> **DIRECTIONS**
Copy out the data below as written; omit any images.

> **COLLECTED MATERIAL**
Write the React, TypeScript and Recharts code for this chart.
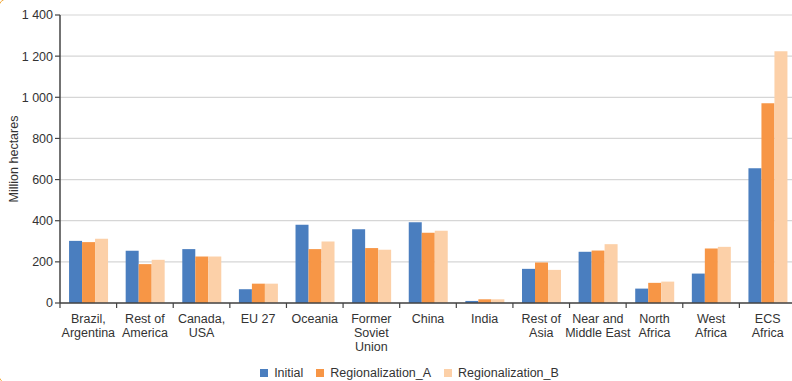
import { BarChart, Bar, XAxis, YAxis, CartesianGrid, Legend } from "recharts";

const regions = [
  "Brazil,\nArgentina",
  "Rest of\nAmerica",
  "Canada,\nUSA",
  "EU 27",
  "Oceania",
  "Former\nSoviet\nUnion",
  "China",
  "India",
  "Rest of\nAsia",
  "Near and\nMiddle East",
  "North\nAfrica",
  "West\nAfrica",
  "ECS\nAfrica",
];

const initial = [302, 254, 262, 67, 380, 359, 392, 10, 166, 249, 70, 143, 655];
const regionalizationA = [296, 189, 226, 94, 262, 267, 341, 18, 197, 255, 98, 265, 971];
const regionalizationB = [312, 210, 226, 94, 299, 259, 351, 18, 161, 286, 104, 273, 1224];

const yTicks = [0, 200, 400, 600, 800, 1000, 1200, 1400];

const data = regions.map((region, i) => ({
  region,
  Initial: initial[i],
  Regionalization_A: regionalizationA[i],
  Regionalization_B: regionalizationB[i],
}));

const FONT = "'Liberation Sans', Arial, sans-serif";

// category labels, plus the small tick marks at the band edges
function RegionTick(props: any) {
  const { x, y, payload, index } = props;
  const half = payload.offset || 0;
  const axisY = y - 8;
  const lines = String(payload.value).split("\n");
  return (
    <g>
      <line x1={x - half} x2={x - half} y1={axisY} y2={axisY + 5} stroke="#444" strokeWidth={1.2} />
      {index === regions.length - 1 && (
        <line x1={x + half} x2={x + half} y1={axisY} y2={axisY + 5} stroke="#444" strokeWidth={1.2} />
      )}
      <text x={x} y={y + 12} textAnchor="middle" fill="#333" fontSize={12.5} fontFamily={FONT}>
        {lines.map((line, i) => (
          <tspan key={i} x={x} dy={i === 0 ? 0 : 14}>
            {line}
          </tspan>
        ))}
      </text>
    </g>
  );
}

const formatThousands = (v: number) => String(v).replace(/\B(?=(\d{3})+(?!\d))/g, " ");

export default function App() {
  return (
    <div
      style={{
        position: "fixed",
        left: 0,
        top: 0,
        width: 792,
        height: 381,
        overflow: "hidden",
        background: "#fff",
        fontFamily: FONT,
      }}
    >
      <div
        style={{
          position: "absolute",
          left: -2,
          top: -2,
          width: 1000,
          height: 386,
          border: "1.5px solid #f2a93b",
          borderRadius: 10,
          boxSizing: "border-box",
        }}
      />
      <BarChart
        width={800}
        height={381}
        data={data}
        margin={{ top: 15, right: 4, left: 0, bottom: 0 }}
        barCategoryGap="16%"
        barGap={0}
        style={{ position: "absolute", left: 0, top: 0 }}
      >
        <CartesianGrid vertical={false} stroke="#d6d6d6" strokeWidth={1.2} />
        <XAxis
          dataKey="region"
          interval={0}
          height={60}
          tick={<RegionTick />}
          tickLine={false}
          axisLine={{ stroke: "#444", strokeWidth: 1.5 }}
        />
        <YAxis
          width={60}
          domain={[0, 1400]}
          ticks={yTicks}
          tickFormatter={formatThousands}
          tick={{ fill: "#333", fontSize: 12.5, fontFamily: FONT }}
          axisLine={{ stroke: "#444", strokeWidth: 1.5 }}
          tickLine={{ stroke: "#444", strokeWidth: 1.2 }}
          tickSize={5}
          label={{
            value: "Million hectares",
            angle: -90,
            position: "insideLeft",
            offset: 14,
            style: { textAnchor: "middle", fill: "#333", fontSize: 12.5, fontFamily: FONT },
          }}
        />
        <Legend
          verticalAlign="bottom"
          iconType="square"
          iconSize={8}
          wrapperStyle={{ paddingLeft: 18, bottom: 0 }}
          formatter={(value) => (
            <span style={{ color: "#333", fontSize: 12.5, fontFamily: FONT, paddingLeft: 2, marginRight: 3 }}>
              {value}
            </span>
          )}
        />
        <Bar dataKey="Initial" fill="#4a7ebf" isAnimationActive={false} />
        <Bar dataKey="Regionalization_A" fill="#f79646" isAnimationActive={false} />
        <Bar dataKey="Regionalization_B" fill="#fcd0a8" isAnimationActive={false} />
      </BarChart>
    </div>
  );
}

> **RESULT BELOW**
Write the React, TypeScript and Recharts code for this chart.
import { BarChart, Bar, XAxis, YAxis, CartesianGrid, Legend } from "recharts";

const regions = [
  "Brazil,\nArgentina",
  "Rest of\nAmerica",
  "Canada,\nUSA",
  "EU 27",
  "Oceania",
  "Former\nSoviet\nUnion",
  "China",
  "India",
  "Rest of\nAsia",
  "Near and\nMiddle East",
  "North\nAfrica",
  "West\nAfrica",
  "ECS\nAfrica",
];

const initial = [302, 254, 262, 67, 380, 359, 392, 10, 166, 249, 70, 143, 655];
const regionalizationA = [296, 189, 226, 94, 262, 267, 341, 18, 197, 255, 98, 265, 971];
const regionalizationB = [312, 210, 226, 94, 299, 259, 351, 18, 161, 286, 104, 273, 1224];

const yTicks = [0, 200, 400, 600, 800, 1000, 1200, 1400];

const data = regions.map((region, i) => ({
  region,
  Initial: initial[i],
  Regionalization_A: regionalizationA[i],
  Regionalization_B: regionalizationB[i],
}));

const FONT = "'Liberation Sans', Arial, sans-serif";

// category labels, plus the small tick marks at the band edges
function RegionTick(props: any) {
  const { x, y, payload, index } = props;
  const half = payload.offset || 0;
  const axisY = y - 8;
  const lines = String(payload.value).split("\n");
  return (
    <g>
      <line x1={x - half} x2={x - half} y1={axisY} y2={axisY + 5} stroke="#444" strokeWidth={1.2} />
      {index === regions.length - 1 && (
        <line x1={x + half} x2={x + half} y1={axisY} y2={axisY + 5} stroke="#444" strokeWidth={1.2} />
      )}
      <text x={x} y={y + 12} textAnchor="middle" fill="#333" fontSize={12.5} fontFamily={FONT}>
        {lines.map((line, i) => (
          <tspan key={i} x={x} dy={i === 0 ? 0 : 14}>
            {line}
          </tspan>
        ))}
      </text>
    </g>
  );
}

const formatThousands = (v: number) => String(v).replace(/\B(?=(\d{3})+(?!\d))/g, " ");

export default function App() {
  return (
    <div
      style={{
        position: "fixed",
        left: 0,
        top: 0,
        width: 792,
        height: 381,
        overflow: "hidden",
        background: "#fff",
        fontFamily: FONT,
      }}
    >
      <div
        style={{
          position: "absolute",
          left: -2,
          top: -2,
          width: 1000,
          height: 386,
          border: "1.5px solid #f2a93b",
          borderRadius: 10,
          boxSizing: "border-box",
        }}
      />
      <BarChart
        width={800}
        height={381}
        data={data}
        margin={{ top: 15, right: 4, left: 0, bottom: 0 }}
        barCategoryGap="16%"
        barGap={0}
        style={{ position: "absolute", left: 0, top: 0 }}
      >
        <CartesianGrid vertical={false} stroke="#d6d6d6" strokeWidth={1.2} />
        <XAxis
          dataKey="region"
          interval={0}
          height={60}
          tick={<RegionTick />}
          tickLine={false}
          axisLine={{ stroke: "#444", strokeWidth: 1.5 }}
        />
        <YAxis
          width={60}
          domain={[0, 1400]}
          ticks={yTicks}
          tickFormatter={formatThousands}
          tick={{ fill: "#333", fontSize: 12.5, fontFamily: FONT }}
          axisLine={{ stroke: "#444", strokeWidth: 1.5 }}
          tickLine={{ stroke: "#444", strokeWidth: 1.2 }}
          tickSize={5}
          label={{
            value: "Million hectares",
            angle: -90,
            position: "insideLeft",
            offset: 14,
            style: { textAnchor: "middle", fill: "#333", fontSize: 12.5, fontFamily: FONT },
          }}
        />
        <Legend
          verticalAlign="bottom"
          iconType="square"
          iconSize={8}
          wrapperStyle={{ paddingLeft: 18, bottom: 0 }}
          formatter={(value) => (
            <span style={{ color: "#333", fontSize: 12.5, fontFamily: FONT, paddingLeft: 2, marginRight: 3 }}>
              {value}
            </span>
          )}
        />
        <Bar dataKey="Initial" fill="#4a7ebf" isAnimationActive={false} />
        <Bar dataKey="Regionalization_A" fill="#f79646" isAnimationActive={false} />
        <Bar dataKey="Regionalization_B" fill="#fcd0a8" isAnimationActive={false} />
      </BarChart>
    </div>
  );
}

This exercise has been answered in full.